Morrison may still be relatively inexperienced on the international stage but the past year has seen her rink not only become the top Scottish team but also rocket up the world rankings to 21st place, as well as win their first major championships medal; bronze at the European Championships last November.

It’s been quite a 12 months but one that Morrison believes stands them in good stead as they prepare to face the very best in the world over the next week or so.

“Going into those Europeans a few months ago, our aim was to medal even though a lot of people, I don’t think, expected us to,” she says. “There were a lot of teams ranked above us so to come away with bronze was a big thing.

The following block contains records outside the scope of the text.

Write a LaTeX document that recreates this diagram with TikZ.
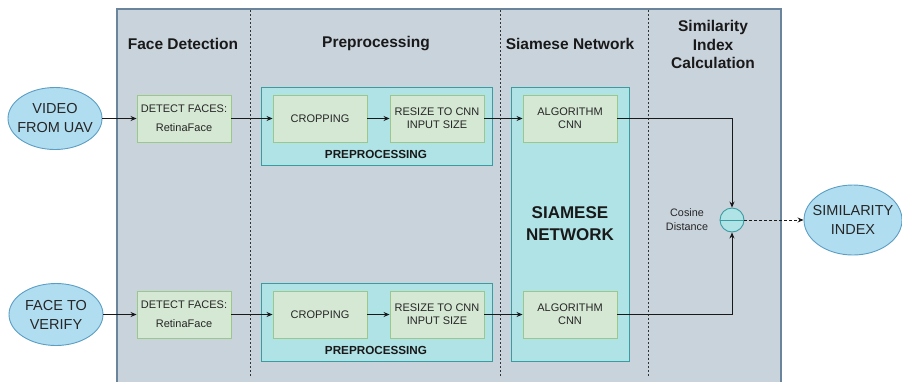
\documentclass[tikz,border=0pt]{standalone}
\usepackage{fontspec}
\setmainfont{Liberation Sans}
\usetikzlibrary{arrows.meta,shapes.geometric}
\definecolor{mainbg}{HTML}{C9D3DC}
\definecolor{mainbd}{HTML}{6A849C}
\definecolor{tealbg}{HTML}{B0E3E6}
\definecolor{tealbd}{HTML}{3A9CA3}
\definecolor{greenbg}{HTML}{D5E8D4}
\definecolor{greenbd}{HTML}{9CC78A}
\definecolor{ellbg}{HTML}{B1DDF0}
\definecolor{ellbd}{HTML}{5B9EC4}
\tikzset{
  mainbox/.style={draw=mainbd, fill=mainbg, line width=1.2pt, inner sep=0pt},
  divider/.style={draw=black!80, dash pattern=on 2pt off 2pt, line width=0.6pt},
  title/.style={font=\fontsize{15.5}{18.5}\selectfont\bfseries, align=center, text=black!90},
  tealbox/.style={draw=tealbd, fill=tealbg, line width=0.9pt, inner sep=0pt},
  greenbox/.style={draw=greenbd, fill=greenbg, line width=0.9pt, inner sep=0pt, minimum width=94pt, minimum height=47pt, align=center, text=black!85},
  ell/.style={ellipse, draw=ellbd, fill=ellbg, line width=0.9pt, inner sep=0pt},
  elltext/.style={align=center, font=\fontsize{14.5}{19}\selectfont, text=black!85},
  conn/.style={draw=black!90, line width=0.8pt, -{Stealth[length=6pt,width=5pt]}},
  small/.style={font=\fontsize{11}{13}\selectfont},
  smallwide/.style={font=\fontsize{11}{19}\selectfont},
  sublabel/.style={font=\fontsize{11.7}{13}\selectfont\bfseries, text=black!90},
}
\begin{document}
\begin{tikzpicture}[x=1pt,y=-1pt]
\useasboundingbox (0,0) rectangle (902,381);
\clip (0,0) rectangle (902,381);
% main container
\node[mainbox, minimum width=664pt, minimum height=391pt] (main) at (449,204.5) {};
% dividers
\coordinate (d1t) at (250,10); \coordinate (d1b) at (250,377);
\coordinate (d2t) at (500,10); \coordinate (d2b) at (500,377);
\coordinate (d3t) at (648,10); \coordinate (d3b) at (648,377);
\draw[divider] (d1t) -- (d1b);
\draw[divider] (d2t) -- (d2b);
\draw[divider] (d3t) -- (d3b);
% titles
\node[title] (t1) at (183,44) {Face Detection};
\node[title] (t2) at (376,44) {Preprocessing};
\node[title] (t3) at (570,44) {Siamese Network};
\node[title] (t4) at (713,44.5) {Similarity\\Index\\Calculation};
% containers
\node[tealbox, minimum width=231pt, minimum height=78pt] (prep1) at (377,126) {};
\node[tealbox, minimum width=231pt, minimum height=78pt] (prep2) at (377,322) {};
\node[tealbox, minimum width=118pt, minimum height=274pt] (siam) at (570,224) {};
\node[sublabel] (pl1) at (376,154) {PREPROCESSING};
\node[sublabel] (pl2) at (376,350) {PREPROCESSING};
\node[font=\fontsize{17}{22}\selectfont\bfseries, align=center, text=black!90] (sl) at (570,224) {SIAMESE\\NETWORK};
% inputs
\node[ell, minimum width=94pt, minimum height=62pt] (vid) at (55,118.5) {};
\node[elltext] (vidt) at (vid.center) {VIDEO\\FROM UAV};
\node[ell, minimum width=94pt, minimum height=62pt] (face) at (56,314.5) {};
\node[elltext] (facet) at (face.center) {FACE TO\\VERIFY};
% row 1
\node[greenbox, smallwide] (det1) at (184,118.5) {DETECT FACES:\\RetinaFace};
\node[greenbox, small] (crop1) at (320,118.5) {CROPPING};
\node[greenbox, small] (res1) at (437,118.5) {RESIZE TO CNN\\INPUT SIZE};
\node[greenbox, small] (cnn1) at (570,118.5) {ALGORITHM\\CNN};
% row 2
\node[greenbox, smallwide] (det2) at (184,314.5) {DETECT FACES:\\RetinaFace};
\node[greenbox, small] (crop2) at (320,314.5) {CROPPING};
\node[greenbox, small] (res2) at (437,314.5) {RESIZE TO CNN\\INPUT SIZE};
\node[greenbox, small] (cnn2) at (570,314.5) {ALGORITHM\\CNN};
% cosine
\node[circle, draw=tealbd, fill=tealbg, line width=0.9pt, minimum size=24pt, inner sep=0pt] (circ) at (732,220) {};
\draw[draw=tealbd, line width=0.9pt] (circ.west) -- (circ.east);
\node[font=\fontsize{10.8}{14}\selectfont, align=center, text=black!85] (cos) at (687,220) {Cosine\\Distance};
\node[ell, minimum width=98pt, minimum height=70pt] (sim) at (853,220) {};
\node[elltext] (simt) at (sim.center) {SIMILARITY\\INDEX};
% connectors
\draw[conn] (vid.east) -- (det1.west);
\draw[conn] (det1.east) -- (crop1.west);
\draw[conn] (crop1.east) -- (res1.west);
\draw[conn] (res1.east) -- (cnn1.west);
\draw[conn] (face.east) -- (det2.west);
\draw[conn] (det2.east) -- (crop2.west);
\draw[conn] (crop2.east) -- (res2.west);
\draw[conn] (res2.east) -- (cnn2.west);
\draw[conn] (cnn1.east) -| (circ.north);
\draw[conn] (cnn2.east) -| (circ.south);
\draw[conn, dash pattern=on 2.5pt off 2.5pt] (circ.east) -- (sim.west);
\end{tikzpicture}
\end{document}
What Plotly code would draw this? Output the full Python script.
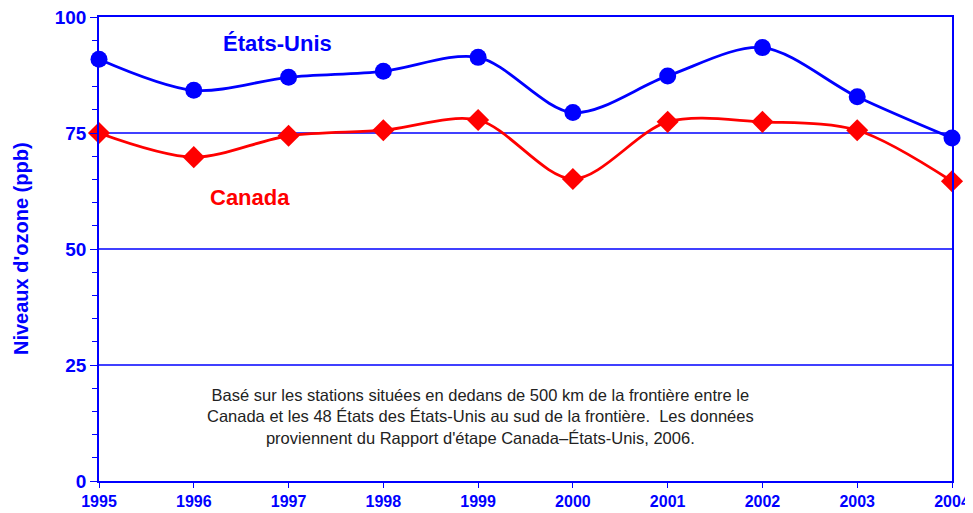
import plotly.graph_objects as go

years = [1995, 1996, 1997, 1998, 1999, 2000, 2001, 2002, 2003, 2004]
us_values = [90.9, 84.2, 87.0, 88.3, 91.3, 79.4, 87.3, 93.4, 82.8, 73.9]
canada_values = [75.0, 69.8, 74.4, 75.6, 77.8, 65.1, 77.4, 77.4, 75.6, 64.6]
y_ticks = [0, 25, 50, 75, 100]

BLUE = "#0000FF"
RED = "#FF0000"
FONT = "Liberation Sans, Arial, sans-serif"

fig = go.Figure()

# horizontal reference lines at the inner y tick values
for v in y_ticks[1:-1]:
    fig.add_hline(y=v, line=dict(color=BLUE, width=1.3), layer="below")

fig.add_trace(go.Scatter(
    x=years, y=canada_values, mode="lines+markers",
    line=dict(color=RED, width=2.8, shape="spline", smoothing=0.9),
    marker=dict(symbol="diamond", size=17, color=RED),
    cliponaxis=False, showlegend=False, name="Canada"))
fig.add_trace(go.Scatter(
    x=years, y=us_values, mode="lines+markers",
    line=dict(color=BLUE, width=2.8, shape="spline", smoothing=0.9),
    marker=dict(symbol="circle", size=17, color=BLUE),
    cliponaxis=False, showlegend=False, name="États-Unis"))

# page body has an 8px margin: size and margins compensate for it
fig.update_layout(
    template="none",
    width=965, height=505,
    margin=dict(l=91, r=21, t=9, b=32, autoexpand=False),
    paper_bgcolor="white", plot_bgcolor="white",
    font=dict(family=FONT, color=BLUE),
    xaxis=dict(
        range=[1995, 2004], tickmode="array", tickvals=years,
        ticktext=["<b>%d</b>" % y for y in years],
        showgrid=False, zeroline=False, automargin=False,
        ticklabeloverflow="allow",
        showline=True, linecolor=BLUE, linewidth=1.5, mirror=True,
        ticks="outside", ticklen=5, tickcolor=BLUE, tickwidth=1.2,
        tickfont=dict(family=FONT, size=16, color=BLUE),
    ),
    yaxis=dict(
        range=[0, 100], tickmode="array", tickvals=y_ticks,
        ticktext=["<b>%d</b>" % v for v in y_ticks],
        showgrid=False,
        zeroline=False, automargin=False,
        ticklabeloverflow="allow",
        showline=True, linecolor=BLUE, linewidth=1.5, mirror=True,
        ticks="outside", ticklen=7, tickcolor=BLUE, tickwidth=1.2,
        minor=dict(dtick=5, ticks="outside", ticklen=5, tickcolor=BLUE,
                   tickwidth=1.2, showgrid=False),
        tickfont=dict(family=FONT, size=19, color=BLUE),
    ),
)

fig.add_annotation(xref="paper", yref="paper", x=0, y=0.5, xshift=-78,
                   xanchor="center", yanchor="middle", textangle=-90,
                   text="<b>Niveaux d'ozone (ppb)</b>", showarrow=False,
                   font=dict(family=FONT, size=20, color=BLUE))
fig.add_annotation(x=1996.88, y=94.2, text="<b>États-Unis</b>", showarrow=False,
                   font=dict(family=FONT, size=22, color=BLUE))
fig.add_annotation(x=1996.59, y=61.1, text="<b>Canada</b>", showarrow=False,
                   font=dict(family=FONT, size=22, color=RED))
fig.add_annotation(
    x=1999.02, y=14.0,
    text=("Basé sur les stations situées en dedans de 500 km de la frontière entre le<br>"
          "Canada et les 48 États des États-Unis au sud de la frontière.  Les données<br>"
          "proviennent du Rapport d'étape Canada–États-Unis, 2006."),
    showarrow=False, align="center",
    font=dict(family=FONT, size=16.5, color="#222222"))

fig.write_html("out.html")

“It gave us a lot of confidence and to get some wins over some really good teams, a lot of which will be at the Worlds, was really encouraging.

“We’ve always had confidence in ourselves but that really added to our self-belief.”

Having won he Scottish title last month, Morrison and her team are match sharp and on a winning streak as they begin their campaign in Sweden and while she’s

reluctant to pile undue pressure upon herself and her rink, there’s little doubt she’s hoping to be in the mix for silverware come next weekend.

“Representing Scotland does come with a bit of pressure because Scottish teams are always expected to do well at major championships and our fans are keen to get good results so we don’t want to let anyone down,” she says.

“There’s going to be a lot of very good teams at this Worlds so we’re expecting a very tough challenge.

“First off, we’d like to make the play-offs and then if we do that, we’ll take it from there.

“Once you’re in the playoffs, though, you just need a couple of good performances and that’s you got a medal.

“But for us, we need to focus on the group stage first and then we’ll reassess our goals after that.”